• [Supplied information]:

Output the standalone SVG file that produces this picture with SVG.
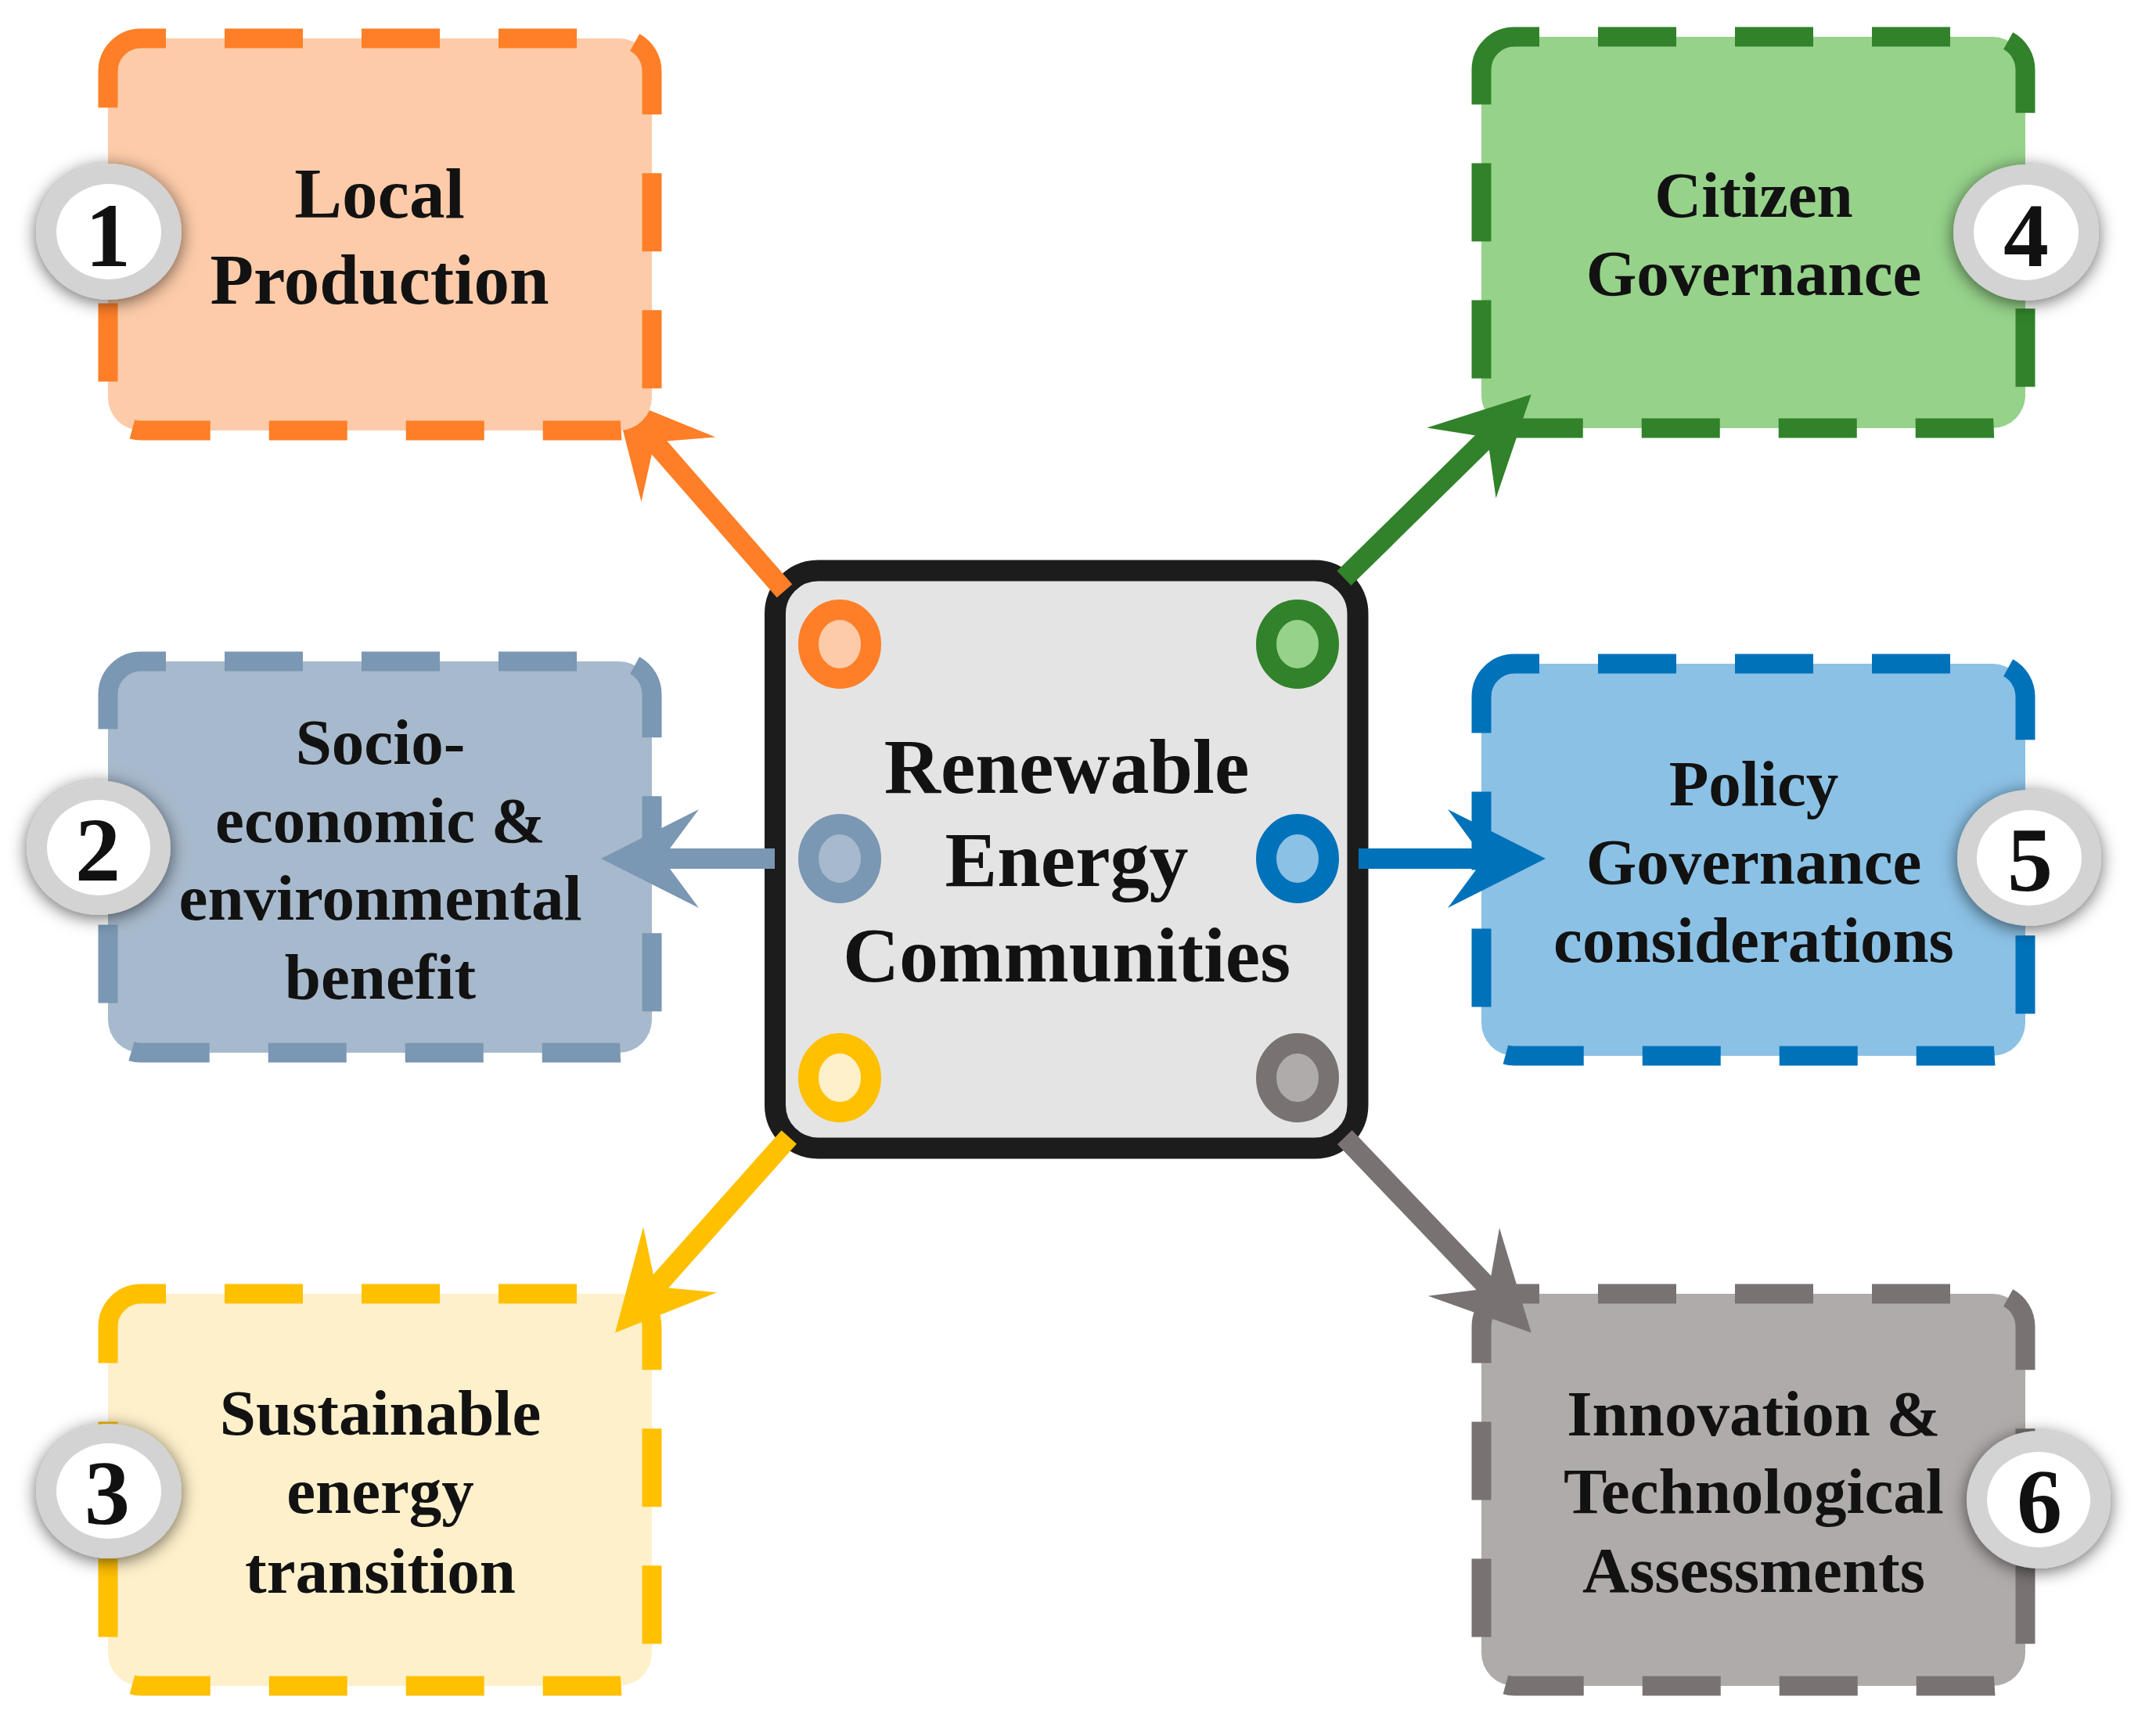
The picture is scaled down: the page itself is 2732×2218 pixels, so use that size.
<svg xmlns="http://www.w3.org/2000/svg" width="2732" height="2218" viewBox="0 0 2732 2218">
  <style>
    .box { stroke-width: 25; stroke-dasharray: 0 75 100 75 100 75 100 75 100 75 100 75 100 75 100 75 100 75 100 75 100 75 100 75 100 75 145 0; stroke-dashoffset: 2288; stroke-linecap: butt; }
    .lbl { font-family: "Liberation Serif", "Times New Roman", serif; font-weight: bold; fill: #121212; text-anchor: middle; }
    .t84 { font-size: 83px; }
    .t91 { font-size: 91px; }
    .t100 { font-size: 100px; }
    .num { font-family: "Liberation Serif", "Times New Roman", serif; font-weight: bold; font-size: 116px; fill: #111; text-anchor: middle; }
    .ring { fill: #d3d3d3; filter: url(#shadow); }
    .ringin { fill: #ffffff; }
    .dot { stroke-width: 26; }
    .conn { stroke-width: 26; fill: none; stroke-linecap: butt; }
  </style>
  <defs>
    <filter id="shadow" x="-40%" y="-40%" width="180%" height="180%">
      <feDropShadow dx="0" dy="4" stdDeviation="11" flood-color="#000" flood-opacity="0.6"/>
    </filter>
    <clipPath id="clipBox1">
      <path clip-rule="evenodd" d="M0 0H2732V2218H0Z M180 49H791A42 42 0 0 1 833 91V508A42 42 0 0 1 791 550H180A42 42 0 0 1 138 508V91A42 42 0 0 1 180 49Z"/>
    </clipPath>
    <marker id="ah-orange" markerUnits="userSpaceOnUse" orient="auto" overflow="visible" refX="0" refY="0" markerWidth="1" markerHeight="1">
      <path d="M40,0 L-85,-63 L-48,-13 L-48,13 L-85,63 Z" fill="#FE7F27"/>
    </marker>
    <marker id="ah-bluegray" markerUnits="userSpaceOnUse" orient="auto" overflow="visible" refX="0" refY="0" markerWidth="1" markerHeight="1">
      <path d="M40,0 L-85,-63 L-48,-13 L-48,13 L-85,63 Z" fill="#7A97B3"/>
    </marker>
    <marker id="ah-yellow" markerUnits="userSpaceOnUse" orient="auto" overflow="visible" refX="0" refY="0" markerWidth="1" markerHeight="1">
      <path d="M40,0 L-85,-63 L-48,-13 L-48,13 L-85,63 Z" fill="#FFC000"/>
    </marker>
    <marker id="ah-green" markerUnits="userSpaceOnUse" orient="auto" overflow="visible" refX="0" refY="0" markerWidth="1" markerHeight="1">
      <path d="M40,0 L-85,-63 L-48,-13 L-48,13 L-85,63 Z" fill="#31822A"/>
    </marker>
    <marker id="ah-blue" markerUnits="userSpaceOnUse" orient="auto" overflow="visible" refX="0" refY="0" markerWidth="1" markerHeight="1">
      <path d="M40,0 L-85,-63 L-48,-13 L-48,13 L-85,63 Z" fill="#0072BA"/>
    </marker>
    <marker id="ah-gray" markerUnits="userSpaceOnUse" orient="auto" overflow="visible" refX="0" refY="0" markerWidth="1" markerHeight="1">
      <path d="M40,0 L-85,-63 L-48,-13 L-48,13 L-85,63 Z" fill="#797272"/>
    </marker>
  </defs>

  <rect x="0" y="0" width="2732" height="2218" fill="#ffffff"/>

  <!-- Central node -->
  <g id="center">
    <rect x="990.5" y="729" width="744.5" height="738" rx="55" ry="55" fill="#E4E4E4" stroke="#1C1C1C" stroke-width="27"/>
    <ellipse class="dot" cx="1073" cy="823" rx="40" ry="44" fill="#FDCBA9" stroke="#FE7F27"/>
    <ellipse class="dot" cx="1658" cy="823" rx="40" ry="44" fill="#96D28A" stroke="#31822A"/>
    <ellipse class="dot" cx="1073" cy="1097" rx="40" ry="44" fill="#A7B9CC" stroke="#7A97B3"/>
    <ellipse class="dot" cx="1658" cy="1097" rx="40" ry="44" fill="#8BC1E5" stroke="#0072BA"/>
    <ellipse class="dot" cx="1073" cy="1377" rx="40" ry="44" fill="#FEF0CA" stroke="#FFC000"/>
    <ellipse class="dot" cx="1658" cy="1377" rx="40" ry="44" fill="#AFABAA" stroke="#797272"/>
    <text class="lbl t100" x="1363" y="1013">Renewable</text>
    <text class="lbl t100" x="1363" y="1132">Energy</text>
    <text class="lbl t100" x="1363" y="1254">Communities</text>
  </g>

  <!-- Node 1 -->
  <g id="node1">
    <rect class="box" x="138" y="49" width="695" height="501" rx="42" ry="42" fill="#FDCBA9" stroke="#FE7F27"/>
    <text class="lbl t91" x="485" y="278">Local</text>
    <text class="lbl t91" x="485" y="388">Production</text>
    <ellipse class="ring" cx="139" cy="296" rx="93" ry="87"/>
    <ellipse class="ringin" cx="139" cy="296" rx="67" ry="61"/>
    <text class="num" x="138" y="340">1</text>
  </g>

  <!-- Node 2 -->
  <g id="node2">
    <rect class="box" x="138" y="845" width="695" height="500" rx="42" ry="42" fill="#A7B9CC" stroke="#7A97B3"/>
    <text class="lbl t84" x="486" y="976">Socio-</text>
    <text class="lbl t84" x="486" y="1076">economic &amp;</text>
    <text class="lbl t84" x="486" y="1175">environmental</text>
    <text class="lbl t84" x="486" y="1276">benefit</text>
    <ellipse class="ring" cx="126" cy="1083" rx="92" ry="86"/>
    <ellipse class="ringin" cx="126" cy="1083" rx="66" ry="61"/>
    <text class="num" x="125" y="1125">2</text>
  </g>

  <!-- Node 3 -->
  <g id="node3">
    <rect class="box" x="138" y="1653" width="695" height="501" rx="42" ry="42" fill="#FEF0CA" stroke="#FFC000"/>
    <text class="lbl t84" x="486" y="1833">Sustainable</text>
    <text class="lbl t84" x="486" y="1933">energy</text>
    <text class="lbl t84" x="486" y="2035">transition</text>
    <ellipse class="ring" cx="139" cy="1905" rx="93" ry="86"/>
    <ellipse class="ringin" cx="139" cy="1905" rx="67" ry="61"/>
    <text class="num" x="137" y="1947">3</text>
  </g>

  <!-- Node 4 -->
  <g id="node4">
    <rect class="box" x="1893" y="47" width="695" height="500" rx="42" ry="42" fill="#96D28A" stroke="#31822A"/>
    <text class="lbl t84" x="2241" y="277">Citizen</text>
    <text class="lbl t84" x="2241" y="377">Governance</text>
    <ellipse class="ring" cx="2589" cy="297" rx="93" ry="87"/>
    <ellipse class="ringin" cx="2589" cy="297" rx="67" ry="61"/>
    <text class="num" x="2589" y="340">4</text>
  </g>

  <!-- Node 5 -->
  <g id="node5">
    <rect class="box" x="1893" y="848" width="695" height="501" rx="42" ry="42" fill="#8BC1E5" stroke="#0072BA"/>
    <text class="lbl t84" x="2241" y="1029">Policy</text>
    <text class="lbl t84" x="2241" y="1129">Governance</text>
    <text class="lbl t84" x="2241" y="1229">considerations</text>
    <ellipse class="ring" cx="2593" cy="1096" rx="92" ry="87"/>
    <ellipse class="ringin" cx="2593" cy="1096" rx="67" ry="61"/>
    <text class="num" x="2594" y="1138">5</text>
  </g>

  <!-- Node 6 -->
  <g id="node6">
    <rect class="box" x="1893" y="1653" width="695" height="501" rx="42" ry="42" fill="#AFABAA" stroke="#797272"/>
    <text class="lbl t84" x="2241" y="1834">Innovation &amp;</text>
    <text class="lbl t84" x="2241" y="1933">Technological</text>
    <text class="lbl t84" x="2241" y="2034">Assessments</text>
    <ellipse class="ring" cx="2605" cy="1916" rx="92" ry="88"/>
    <ellipse class="ringin" cx="2605" cy="1916" rx="66" ry="61"/>
    <text class="num" x="2606" y="1958">6</text>
  </g>

  <!-- Connectors -->
  <g id="connectors">
    <line class="conn" x1="1002.5" y1="755" x2="811" y2="535.9" stroke="#FE7F27" marker-end="url(#ah-orange)" clip-path="url(#clipBox1)"/>
    <line class="conn" x1="990" y1="1097" x2="808" y2="1097" stroke="#7A97B3" marker-end="url(#ah-bluegray)"/>
    <line class="conn" x1="1008.3" y1="1452.8" x2="812.6" y2="1672.8" stroke="#FFC000" marker-end="url(#ah-yellow)"/>
    <line class="conn" x1="1717.5" y1="738.8" x2="1928.1" y2="532" stroke="#31822A" marker-end="url(#ah-green)"/>
    <line class="conn" x1="1736" y1="1097" x2="1935" y2="1097" stroke="#0072BA" marker-end="url(#ah-blue)"/>
    <line class="conn" x1="1718.3" y1="1453" x2="1929.1" y2="1673.8" stroke="#797272" marker-end="url(#ah-gray)"/>
  </g>
</svg>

• [Directions for this task]:
Lines of the material that contain the word "size" are to be gathered.

• [Output below]:
The picture is scaled down: the page itself is 2732×2218 pixels, so use that size.
    .t84 { font-size: 83px; }
    .t91 { font-size: 91px; }
    .t100 { font-size: 100px; }
    .num { font-family: "Liberation Serif", "Times New Roman", serif; font-weight: bold; font-size: 116px; fill: #111; text-anchor: middle; }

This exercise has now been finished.